From the figure you can see that the vector $\vec r$ is such a position vector for the point $P$. For $\lambda=0$ it coincides with the vector $\vec a$(the position vector of the point $A$) and, for any other real value of $\lambda$ its head is at a point $P$ on the line that passes through $A$ and is parallel to the vector $\vec b$.

And note that $\vec r$ is the sum ( parallelogram law) of the two vectors $\vec a$ and $\lambda \vec b$.

Answer 2

This really wants illustration but I haven't figured out a way to get sketches uploaded yet, sorry. Draw along with me as we visualize.

Imagine yourself in outer space. Space Station (Deep Space 9) is at point A. The vector from Earth (origin) to A is $a$.

A fast messenger spaceship (SpaceEx) zips by without stopping and drops off a packet of goods (the method of capturing the packet is left for a later exercise.) The path of the spaceship is a straight line for now.

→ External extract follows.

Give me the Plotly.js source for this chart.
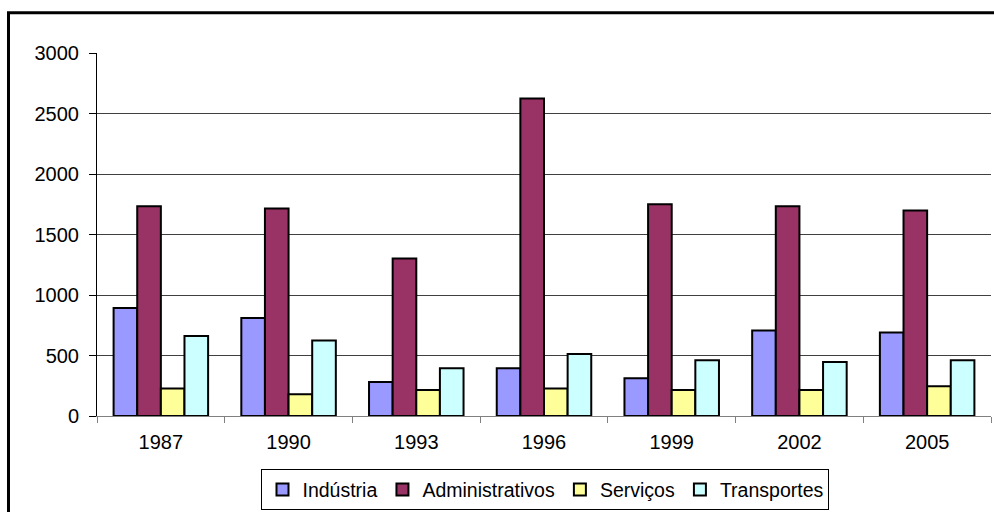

The velocity of the ship is vector $b$. (good and large of course) As usual, distance travelled = velocity * time. And total distance = initial position plus distance travelled.

At time $t = 0$, the ship is just brushing past the station so its position is $a$. After one hour, its position (with respect to Earth, the origin) is $a + b$. After two hours, $a + 2b$. After three hours, $a + 3b$.

An hour before it got to the station its positon was $a - b$. Two hours before, $a - 2b$

Of course nothing restricts us to integer numbers of hours. 7.63 hours after passing the station, the ship's position with respect to Earth is $a + 7.63b$

Clearly for any real time $\lambda$ we see that the position of the ship is $a + \lambda b$.

This illustrates in concrete terms how and why the straight line equation works.

Some nice person upload a sketch?